Let \(W = \{\mathbf{w} \in \mathbb{R}^n : \mathbf{w}^\top \mathbf{v} = 0\}\). For any \(\mathbf{w} \in W\),

\[ (A\mathbf{w})^\top \mathbf{v} = \mathbf{w}^\top A^\top \mathbf{v} = \mathbf{w}^\top A \mathbf{v} = \lambda \mathbf{w}^\top \mathbf{v} = 0, \]

so \(A\mathbf{w} \in W\). The restriction \(A|_W : W \to W\) is well-defined.

Step 4: Induction on dimension.

The base case \(n = 1\) is immediate: \(A = (a)\) has eigenvalue \(a\) with eigenvector \(1\).

For \(n > 1\), \(W\) has dimension \(n - 1\). Pick any orthonormal basis \(\mathbf{q}_2, \ldots, \mathbf{q}_n\) of \(W\) and let \(Q_W = [\mathbf{q}_2 \;\cdots\; \mathbf{q}_n] \in \mathbb{R}^{n \times (n-1)}\). The matrix representation of \(A|_W\) in this basis is

\[ B = Q_W^\top A Q_W \in \mathbb{R}^{(n-1) \times (n-1)}, \]

which is symmetric: \(B^\top = Q_W^\top A^\top Q_W = Q_W^\top A Q_W = B\). By the induction hypothesis, \(B\) has an orthonormal eigenbasis \(\mathbf{c}_2, \ldots, \mathbf{c}_n \in \mathbb{R}^{n-1}\) with real eigenvalues \(\lambda_2, \ldots, \lambda_n\).

Pulling these back into \(\mathbb{R}^n\), set \(\mathbf{u}_i = Q_W \mathbf{c}_i\) for \(i = 2, \ldots, n\). Each \(\mathbf{u}_i \in W\) is a unit vector and

\[ A \mathbf{u}_i = A Q_W \mathbf{c}_i = Q_W B \mathbf{c}_i = Q_W (\lambda_i \mathbf{c}_i) = \lambda_i \mathbf{u}_i, \]

using \(A Q_W = Q_W B\) which holds because \(W\) is \(A\)-invariant. The vectors \(\mathbf{u}_2, \ldots, \mathbf{u}_n\) are orthonormal (as \(Q_W\) has orthonormal columns and \(\mathbf{c}_i\) are orthonormal) and lie in \(W\), so they are orthogonal to \(\mathbf{v}\).

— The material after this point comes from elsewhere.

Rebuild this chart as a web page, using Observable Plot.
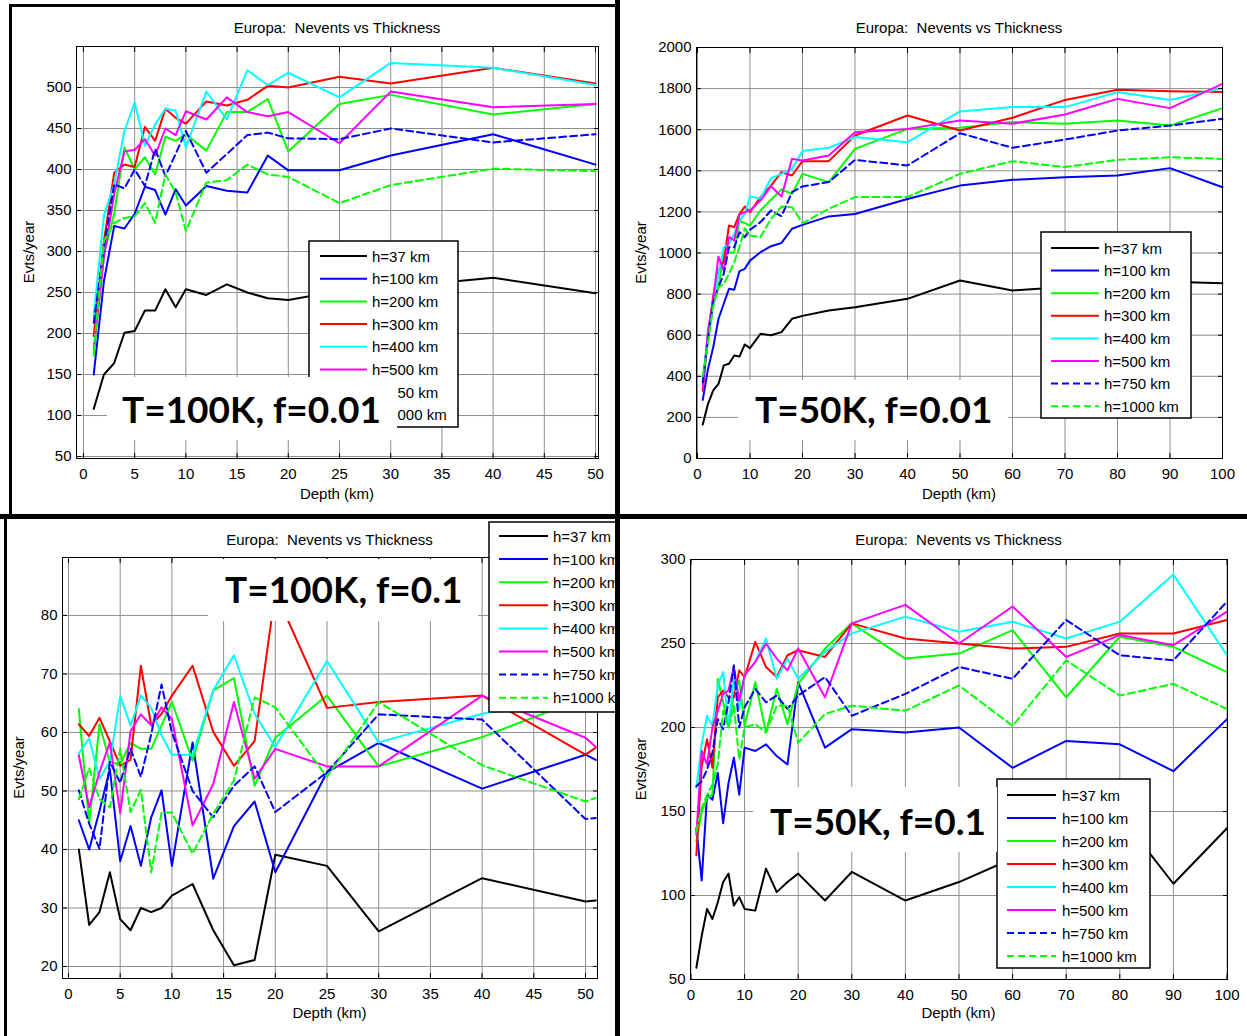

Setting \(\mathbf{u}_1 = \mathbf{v}\) and \(\lambda_1 = \lambda\), the vectors \(\mathbf{u}_1, \ldots, \mathbf{u}_n\) form an orthonormal eigenbasis of \(\mathbb{R}^n\) with real eigenvalues \(\lambda_1, \ldots, \lambda_n\).

Matrix form.

Let \(Q = [\mathbf{u}_1 \;\cdots\; \mathbf{u}_n]\) and \(\Lambda = \operatorname{diag}(\lambda_1, \ldots, \lambda_n)\). The eigenvector equations \(A\mathbf{u}_i = \lambda_i \mathbf{u}_i\) are equivalent to \(AQ = Q\Lambda\), and since \(Q\) is orthogonal,

\[ A = Q \Lambda Q^\top. \qquad \square \]

Corollary: Positive Semidefinite Case

If in addition \(A\) is positive semidefinite — that is, \(\mathbf{x}^\top A \mathbf{x} \geq 0\) for all \(\mathbf{x}\) — then every eigenvalue satisfies \(\lambda_i \geq 0\). Indeed, \(\lambda_i = \mathbf{u}_i^\top A \mathbf{u}_i \geq 0\).

This is the form invoked in the proof that every matrix has a singular value decomposition, applied to the positive semidefinite matrix \(A^\top A\).